• **Written instruction**:
Reproduce nothing but the lines from the start of the material through the line that includes "from matplotlib import font_manager", both ends included, and omit every picture.

• **Raw data**:
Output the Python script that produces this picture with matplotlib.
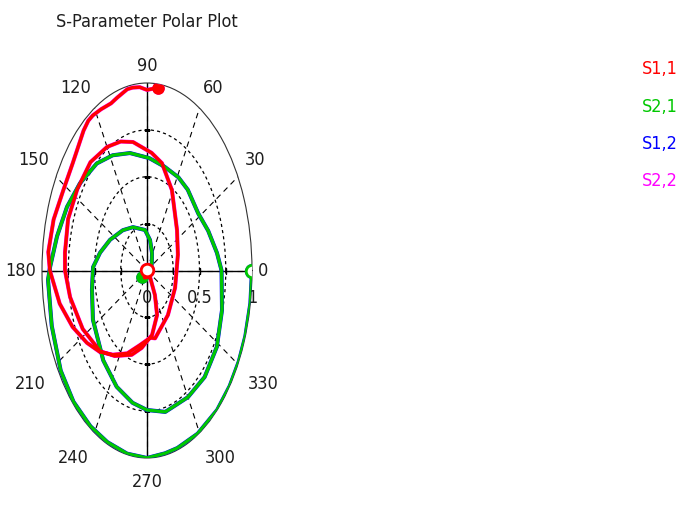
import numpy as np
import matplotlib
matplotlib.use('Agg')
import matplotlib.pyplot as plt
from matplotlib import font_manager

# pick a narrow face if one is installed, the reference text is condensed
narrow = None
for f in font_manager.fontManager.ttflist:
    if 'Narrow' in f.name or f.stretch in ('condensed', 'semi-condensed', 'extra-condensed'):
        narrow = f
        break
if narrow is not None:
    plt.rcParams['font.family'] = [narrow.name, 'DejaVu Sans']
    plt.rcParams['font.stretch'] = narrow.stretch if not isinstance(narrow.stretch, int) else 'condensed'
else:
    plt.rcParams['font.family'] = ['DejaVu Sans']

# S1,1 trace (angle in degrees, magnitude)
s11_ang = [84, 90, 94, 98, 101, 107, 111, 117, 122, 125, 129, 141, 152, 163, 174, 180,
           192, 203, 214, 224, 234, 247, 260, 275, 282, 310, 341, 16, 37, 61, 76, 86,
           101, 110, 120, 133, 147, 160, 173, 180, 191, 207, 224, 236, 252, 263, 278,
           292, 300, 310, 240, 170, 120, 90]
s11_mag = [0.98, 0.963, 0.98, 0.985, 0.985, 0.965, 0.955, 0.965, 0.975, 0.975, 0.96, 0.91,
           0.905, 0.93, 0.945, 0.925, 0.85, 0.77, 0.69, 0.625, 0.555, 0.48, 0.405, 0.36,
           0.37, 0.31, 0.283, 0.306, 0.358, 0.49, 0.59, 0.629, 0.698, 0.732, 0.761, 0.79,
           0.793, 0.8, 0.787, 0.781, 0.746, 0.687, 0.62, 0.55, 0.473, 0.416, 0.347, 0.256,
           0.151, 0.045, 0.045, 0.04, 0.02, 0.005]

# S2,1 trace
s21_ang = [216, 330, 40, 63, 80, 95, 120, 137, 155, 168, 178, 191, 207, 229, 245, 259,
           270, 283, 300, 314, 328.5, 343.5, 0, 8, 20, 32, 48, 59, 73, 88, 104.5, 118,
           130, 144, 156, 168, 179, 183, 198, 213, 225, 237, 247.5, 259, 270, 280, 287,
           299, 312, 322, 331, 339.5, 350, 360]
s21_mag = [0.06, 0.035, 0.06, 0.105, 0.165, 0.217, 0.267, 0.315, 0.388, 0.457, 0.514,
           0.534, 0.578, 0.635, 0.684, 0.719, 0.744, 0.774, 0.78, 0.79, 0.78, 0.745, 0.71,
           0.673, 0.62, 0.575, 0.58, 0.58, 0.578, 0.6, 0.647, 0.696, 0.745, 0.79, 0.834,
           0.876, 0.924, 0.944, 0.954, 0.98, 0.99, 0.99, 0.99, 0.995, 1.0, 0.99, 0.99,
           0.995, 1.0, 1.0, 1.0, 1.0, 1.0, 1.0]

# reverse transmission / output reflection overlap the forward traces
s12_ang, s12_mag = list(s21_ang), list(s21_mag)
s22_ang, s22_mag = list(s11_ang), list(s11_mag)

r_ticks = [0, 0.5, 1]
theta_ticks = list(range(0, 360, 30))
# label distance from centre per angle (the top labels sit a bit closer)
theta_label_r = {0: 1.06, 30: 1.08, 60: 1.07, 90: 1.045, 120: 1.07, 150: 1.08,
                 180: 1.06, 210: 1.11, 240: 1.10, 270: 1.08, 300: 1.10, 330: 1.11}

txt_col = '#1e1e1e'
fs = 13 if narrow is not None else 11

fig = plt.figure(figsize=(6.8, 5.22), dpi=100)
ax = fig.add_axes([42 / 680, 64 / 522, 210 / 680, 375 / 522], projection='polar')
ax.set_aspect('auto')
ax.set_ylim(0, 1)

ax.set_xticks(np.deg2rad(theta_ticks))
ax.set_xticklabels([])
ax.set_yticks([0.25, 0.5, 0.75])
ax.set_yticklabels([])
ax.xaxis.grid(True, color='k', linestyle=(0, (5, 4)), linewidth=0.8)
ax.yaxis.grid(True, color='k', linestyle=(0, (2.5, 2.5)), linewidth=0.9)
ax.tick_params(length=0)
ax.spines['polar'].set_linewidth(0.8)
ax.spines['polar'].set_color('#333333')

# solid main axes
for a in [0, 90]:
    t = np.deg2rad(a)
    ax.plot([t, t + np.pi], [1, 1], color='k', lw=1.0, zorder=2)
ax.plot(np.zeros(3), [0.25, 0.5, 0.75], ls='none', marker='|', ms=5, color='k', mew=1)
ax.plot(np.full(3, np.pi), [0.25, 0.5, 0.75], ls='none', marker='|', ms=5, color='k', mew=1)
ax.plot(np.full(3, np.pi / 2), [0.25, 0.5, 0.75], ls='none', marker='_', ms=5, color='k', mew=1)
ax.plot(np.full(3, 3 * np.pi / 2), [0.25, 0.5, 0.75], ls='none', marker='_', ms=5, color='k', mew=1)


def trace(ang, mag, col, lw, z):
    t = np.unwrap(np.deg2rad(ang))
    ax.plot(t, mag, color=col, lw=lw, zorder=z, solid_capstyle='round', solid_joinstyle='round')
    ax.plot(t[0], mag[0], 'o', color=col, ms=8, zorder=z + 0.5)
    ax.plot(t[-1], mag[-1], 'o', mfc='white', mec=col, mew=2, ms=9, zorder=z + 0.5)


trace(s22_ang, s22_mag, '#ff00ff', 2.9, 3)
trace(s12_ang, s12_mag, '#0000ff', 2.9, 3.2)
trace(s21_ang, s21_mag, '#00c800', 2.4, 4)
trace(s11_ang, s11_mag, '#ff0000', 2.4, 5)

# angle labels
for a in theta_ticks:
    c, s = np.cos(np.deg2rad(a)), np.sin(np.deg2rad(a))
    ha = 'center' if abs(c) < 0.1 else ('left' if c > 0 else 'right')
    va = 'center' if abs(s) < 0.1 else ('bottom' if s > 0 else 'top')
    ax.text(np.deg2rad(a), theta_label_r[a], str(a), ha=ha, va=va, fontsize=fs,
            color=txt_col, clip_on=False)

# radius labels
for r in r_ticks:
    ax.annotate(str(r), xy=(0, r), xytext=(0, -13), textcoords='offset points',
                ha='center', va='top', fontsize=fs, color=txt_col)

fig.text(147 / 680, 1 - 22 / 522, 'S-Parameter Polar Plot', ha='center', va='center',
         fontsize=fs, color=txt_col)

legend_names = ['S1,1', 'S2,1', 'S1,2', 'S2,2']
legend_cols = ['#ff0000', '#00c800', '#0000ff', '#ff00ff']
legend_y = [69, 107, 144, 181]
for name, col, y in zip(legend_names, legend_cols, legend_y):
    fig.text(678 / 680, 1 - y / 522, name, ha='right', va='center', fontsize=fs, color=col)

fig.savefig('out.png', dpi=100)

• **Finished task**:
Output the Python script that produces this picture with matplotlib.
import numpy as np
import matplotlib
matplotlib.use('Agg')
import matplotlib.pyplot as plt
from matplotlib import font_manager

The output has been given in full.